If you expect "the right way" to be something _other_ than a system which can ge...

Techonomicon · 2024-10-31T00:29:56 1730334596

Because we still don't know how the brain really does all it does in very specific terms, so why assume to know exactly how we think?

alexwebb2 · 2024-10-31T00:34:04 1730334844

Why is there only one valid way of producing thoughts?

jltsiren · 2024-10-31T01:59:00 1730339940

Finite-state machines are a limited model. In principle, you can use them to model everything that can fit in the observable universe. But that doesn't mean they are a good model for most purposes.

The biggest limitation with the current LLMs is the artificial separation between training and inference. Once deployed, they are eternally stuck in the same moment, always reacting but incapable of learning. At best, they are snapshots of a general intelligence.

I also have a vague feeling that a fixed set of tokens is a performance hack that ultimately limits the generality of LLMs. That hardcoded assumptions make tasks that build on those assumptions easier and seeing past the assumptions harder.

alexwebb2 · 2024-10-31T02:37:43 1730342263

> At best, they are snapshots of a general intelligence.

So are we, at any given moment.

Jensson · 2024-10-31T03:03:59 1730343839

> As I'm writing this, I'm deciding the next few words to type based on my last few.

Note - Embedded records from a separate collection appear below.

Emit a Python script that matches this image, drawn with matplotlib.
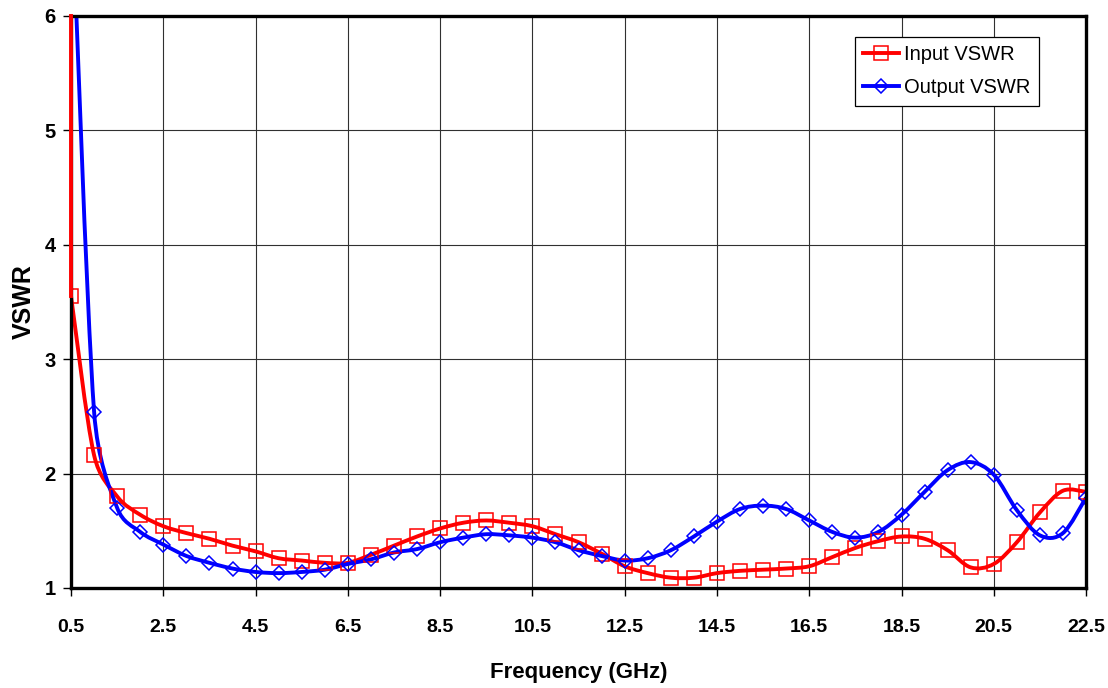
import numpy as np
import matplotlib
matplotlib.use("Agg")
import matplotlib.pyplot as plt
from matplotlib.path import Path
from matplotlib.patches import PathPatch
from matplotlib.lines import Line2D

plt.rcParams['font.family'] = ['Liberation Sans', 'DejaVu Sans']

# frequenze (GHz) e VSWR
freq = [0.5, 1.0, 1.5, 2.0, 2.5, 3.0, 3.5, 4.0, 4.5, 5.0, 5.5, 6.0, 6.5,
        7.0, 7.5, 8.0, 8.5, 9.0, 9.5, 10.0, 10.5, 11.0, 11.5, 12.0, 12.5,
        13.0, 13.5, 14.0, 14.5, 15.0, 15.5, 16.0, 16.5, 17.0, 17.5, 18.0, 18.5,
        19.0, 19.5, 20.0, 20.5, 21.0, 21.5, 22.0, 22.5]
input_vswr = [3.55, 2.16, 1.80, 1.64, 1.54, 1.48, 1.43, 1.37, 1.32, 1.26, 1.24, 1.22, 1.22,
              1.29, 1.37, 1.45, 1.52, 1.57, 1.59, 1.57, 1.54, 1.47, 1.40, 1.30, 1.19,
              1.13, 1.09, 1.09, 1.13, 1.15, 1.16, 1.17, 1.19, 1.27, 1.35, 1.41, 1.45,
              1.43, 1.33, 1.18, 1.21, 1.40, 1.66, 1.85, 1.84]
output_vswr = [7.2, 2.54, 1.70, 1.49, 1.38, 1.28, 1.22, 1.17, 1.14, 1.13, 1.14, 1.16, 1.21,
               1.25, 1.31, 1.34, 1.40, 1.44, 1.47, 1.46, 1.44, 1.40, 1.33, 1.28, 1.24,
               1.26, 1.33, 1.45, 1.58, 1.69, 1.72, 1.69, 1.59, 1.49, 1.44, 1.49, 1.64,
               1.84, 2.03, 2.10, 1.99, 1.68, 1.46, 1.48, 1.79]
x_ticks = [0.5, 2.5, 4.5, 6.5, 8.5, 10.5, 12.5, 14.5, 16.5, 18.5, 20.5, 22.5]
y_ticks = [1, 2, 3, 4, 5, 6]

RED = '#FF0000'
BLUE = '#0000FF'
LW = 2.8


def smooth_path(ax, xs, ys):
    # curva tipo "linea smussata" di Excel, calcolata in coordinate schermo
    pts = ax.transData.transform(np.column_stack([xs, ys]))
    n = len(pts)
    verts = [pts[0]]
    codes = [Path.MOVETO]
    f = 1.0 / 6.0
    for i in range(n - 1):
        p0 = pts[i - 1] if i > 0 else pts[i]
        p1 = pts[i]
        p2 = pts[i + 1]
        p3 = pts[i + 2] if i + 2 < n else pts[i + 1]
        d12 = np.hypot(*(p2 - p1))
        d02 = np.hypot(*(p2 - p0))
        d13 = np.hypot(*(p3 - p1))
        k1 = f if d02 * f <= d12 / 2 else d12 / 2 / d02
        k2 = f if d13 * f <= d12 / 2 else d12 / 2 / d13
        c1 = p1 + (p2 - p0) * k1
        c2 = p2 - (p3 - p1) * k2
        verts += [c1, c2, p2]
        codes += [Path.CURVE4] * 3
    data_verts = ax.transData.inverted().transform(np.array(verts))
    return Path(data_verts, codes)


fig = plt.figure(figsize=(11.08, 6.88), dpi=100)
ax = fig.add_axes([0.0641, 0.14535, 0.9161, 0.8318])
ax.set_xlim(0.5, 22.5)
ax.set_ylim(1, 6)

for series, col in [(input_vswr, RED), (output_vswr, BLUE)]:
    patch = PathPatch(smooth_path(ax, freq, series), facecolor='none',
                      edgecolor=col, lw=LW, zorder=3, transform=ax.transData)
    ax.add_patch(patch)

# la traccia di ingresso sale fuori scala a 0.5 GHz
ax.plot([freq[0], freq[0]], [input_vswr[0], ax.get_ylim()[1]], color=RED,
        lw=LW, zorder=6, clip_on=False)

ax.plot(freq, input_vswr, ls='none', marker='s', ms=10.3, mfc='none',
        mec=RED, mew=1.1, zorder=4)
ax.plot(freq, output_vswr, ls='none', marker='D', ms=7.4, mfc='none',
        mec=BLUE, mew=1.1, zorder=4)

ax.set_xticks(x_ticks)
ax.set_yticks(y_ticks)
ax.set_xticklabels([f"{t:g}" for t in x_ticks], fontsize=14, fontweight='bold')
ax.set_yticklabels([str(t) for t in y_ticks], fontsize=14.5, fontweight='bold')
ax.tick_params(axis='x', direction='out', length=6, width=1, pad=16, color='black')
ax.tick_params(axis='y', direction='out', length=6, width=1, pad=5, color='black')
ax.grid(True, color='#303030', lw=0.8)
ax.set_axisbelow(True)
for s in ax.spines.values():
    s.set_linewidth(2.4)
    s.set_color('black')
    s.set_zorder(5)

ax.set_xlabel('Frequency (GHz)', fontsize=16, fontweight='bold')
ax.xaxis.set_label_coords(0.5, -0.13)
ax.set_ylabel('VSWR', fontsize=18, fontweight='bold')
ax.yaxis.set_label_coords(-0.035, 0.5)

handles = [
    Line2D([], [], color=RED, lw=LW, marker='s', ms=10.3, mfc='none', mec=RED, mew=1.1),
    Line2D([], [], color=BLUE, lw=LW, marker='D', ms=7.4, mfc='none', mec=BLUE, mew=1.1),
]
leg = ax.legend(handles, ['Input VSWR', 'Output VSWR'], loc='upper right',
                bbox_to_anchor=(0.9535, 0.963), borderaxespad=0, fontsize=14.5,
                frameon=True, fancybox=False, framealpha=1, edgecolor='black',
                handlelength=1.8, handletextpad=0.25, labelspacing=0.72,
                borderpad=0.4)
leg.get_frame().set_linewidth(0.9)
leg.set_zorder(6)

fig.savefig('out.png', dpi=100)
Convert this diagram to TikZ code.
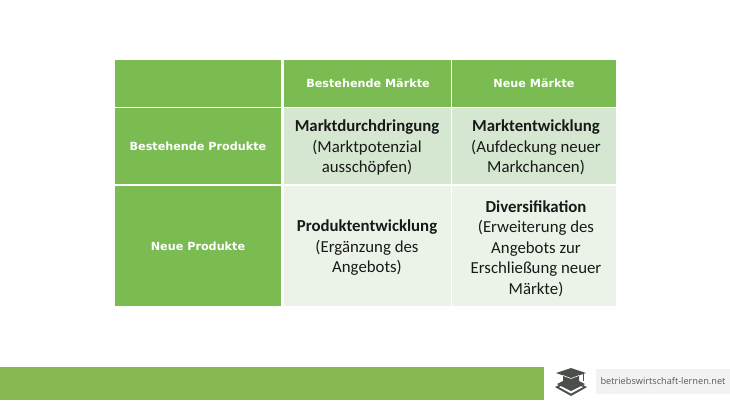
\documentclass[tikz,border=0pt]{standalone}
\usepackage{fontspec}
\setmainfont{Carlito}
\newfontfamily\headfont{DejaVu Sans}
\newfontfamily\sitefont{Open Sans}
\definecolor{headgreen}{HTML}{7ABB52}
\definecolor{bargreen}{HTML}{86B954}
\definecolor{celldark}{HTML}{D6E7D1}
\definecolor{celllight}{HTML}{EBF3E8}
\definecolor{iconink}{HTML}{4A4F4C}
\tikzstyle{head}=[fill=headgreen, draw=none, inner sep=0pt, text=white, align=center, font=\headfont\bfseries\fontsize{11.2}{14}\selectfont]
\tikzstyle{cell}=[draw=none, inner sep=0pt, text=black!90, align=center, font=\fontsize{16.8}{20.4}\selectfont]
\newcommand{\cellhead}[1]{\rule{0pt}{15pt}\textbf{#1}}

\begin{document}
\begin{tikzpicture}[x=1pt,y=-1pt]
\useasboundingbox (0,0) rectangle (730,400);
% header row
\node[head, minimum width=166pt, minimum height=47pt] (corner) at (198,83) {};
\node[head, minimum width=167pt, minimum height=47pt] (oldmarket) at (367,83) {\hspace{2pt}Bestehende Märkte};
\node[head, minimum width=164pt, minimum height=47pt] (newmarket) at (534,83) {Neue Märkte};
% row labels
\node[head, minimum width=166pt, minimum height=76pt] (oldproduct) at (198,146) {Bestehende Produkte};
\node[head, minimum width=166pt, minimum height=120pt] (newproduct) at (198,246) {Neue Produkte};
% strategies
\fill[celldark] (452,108) rectangle (616,184);
\fill[celllight] (452,186) rectangle (616,306);
\node[cell, fill=celldark, minimum width=167pt, minimum height=76pt] (penetration) at (367,146) {\cellhead{Marktdurchdringung}\\(Marktpotenzial\\ausschöpfen)};
\node[cell, minimum height=76pt] (development) at (536,146) {\cellhead{Marktentwicklung}\\(Aufdeckung neuer\\Markchancen)};
\node[cell, fill=celllight, minimum width=167pt, minimum height=120pt] (product) at (367,246) {\cellhead{Produktentwicklung}\\(Ergänzung des\\Angebots)};
\node[cell, minimum height=120pt] (diversify) at (536,247) {\cellhead{Diversifikation}\\(Erweiterung des\\Angebots zur\\Erschließung neuer\\Märkte)};
% footer
\fill[bargreen] (0,367) rectangle (544,400);
\node[fill=black!5, inner sep=0pt, minimum width=134pt, minimum height=25pt, text=black!65, font=\sitefont\fontsize{9.2}{12}\selectfont] (site) at (663,381.5) {betriebswirtschaft-lernen.net};
% logo
\fill[iconink] (555,387) -- (571,379) -- (587,387) -- (571,396) -- cycle;
\fill[white] (559,387) -- (571,382) -- (583,387) -- (571,393.5) -- cycle;
\fill[iconink] (557,384) -- (571,377) -- (585,384) -- (571,391) -- cycle;
\fill[iconink] (563,375) -- (579,375) -- (579,384) -- (571,387) -- (563,384) -- cycle;
\fill[iconink] (556,373) -- (571,368) -- (586,373) -- (571,378) -- cycle;
\draw[white, line width=.6pt] (563,375.5) -- (571,378.5) -- (579,375.5);
\draw[iconink, line width=.8pt] (583,374) -- (583,381);
\end{tikzpicture}
\end{document}
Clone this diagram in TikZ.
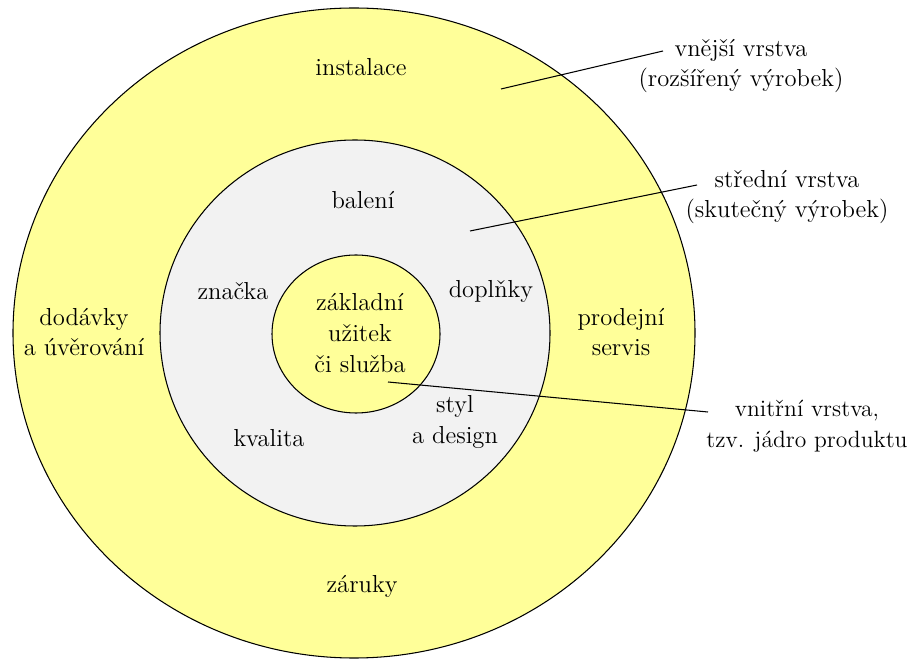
\documentclass[tikz,border=0pt]{standalone}
\usepackage{tikz}
\usetikzlibrary{positioning}
\usepackage{xcolor}
\definecolor{layeryellow}{HTML}{FFFF99}
\definecolor{layergrey}{HTML}{F2F2F2}

\begin{document}
\begin{tikzpicture}[x=0.02cm,y=-0.02cm]
    \tikzstyle{ring} = [draw=black,line width=0.6pt]
    \tikzstyle{word} = [align=center,font=\fontsize{14}{17.5}\selectfont,inner sep=0pt]
    \tikzstyle{pointer} = [draw=black,line width=0.6pt]
    \useasboundingbox (0,0) rectangle (912,661);
    % the three layers
    \draw[ring,fill=layeryellow] (354,333) ellipse [x radius=341, y radius=325];
    \draw[ring,fill=layergrey] (355,333) ellipse [x radius=195, y radius=193];
    \draw[ring,fill=layeryellow] (356,334) ellipse [x radius=84, y radius=79];
    % outer layer
    \node[word] (instalace) at (361,67) {instalace};
    \node[word] (zaruky) at (362,586) {záruky};
    \node[word] (dodavky) at (84,332) {dodávky\\a úvěrování};
    \node[word] (servis) at (621,332) {prodejní\\servis};
    % middle layer
    \node[word] (baleni) at (363,200) {balení};
    \node[word] (znacka) at (233,291) {značka};
    \node[word] (doplnky) at (491,291) {doplňky};
    \node[word] (kvalita) at (269,438) {kvalita};
    \node[word] (styl) at (455,422) {styl\\a design};
    % core
    \node[word] (jadro) at (360,333) {základní\\užitek\\či služba};
    % captions on the right
    \node[word] (vnejsi) at (741,66) {vnější vrstva\\(rozšířený výrobek)};
    \node[word] (stredni) at (787,197) {střední vrstva\\(skutečný výrobek)};
    \node[word,font=\fontsize{13.4}{17.5}\selectfont] (vnitrni) at (807,426) {vnitřní vrstva,\\tzv. jádro produktu};
    % pointers
    \coordinate (p1) at (501,89);
    \coordinate (q1) at (663,51);
    \coordinate (p2) at (470,231);
    \coordinate (q2) at (697,185);
    \coordinate (p3) at (388,382);
    \coordinate (q3) at (708,412);
    \draw[pointer] (p1) -- (q1);
    \draw[pointer] (p2) -- (q2);
    \draw[pointer] (p3) -- (q3);
\end{tikzpicture}
\end{document}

If so you could have written this as a newborn baby, you are determining these words based on a lifetime of experience. LLMs doesn't do that, every instance of ChatGPT is the same newborn baby while a thousand clones of you could all be vastly different.

thomashop · 2024-10-31T04:06:47 1730347607

  We argue that representations in AI models, particularly deep networks, are converging. First, we survey many examples of convergence in the literature: over time and across multiple domains, the ways by which different neural networks represent data are becoming more aligned. Next, we demonstrate convergence across data modalities: as vision models and language models get larger, they measure distance between datapoints in a more and more alike way. We hypothesize that this convergence is driving toward a shared statistical model of reality, akin to Plato’s concept of an ideal reality. We term such a representation the platonic representation and discuss several possible selective pressures toward it. Finally, we discuss the implications of these trends, their limitations, and counterexamples to our analysis.

https://arxiv.org/html/2405.07987v5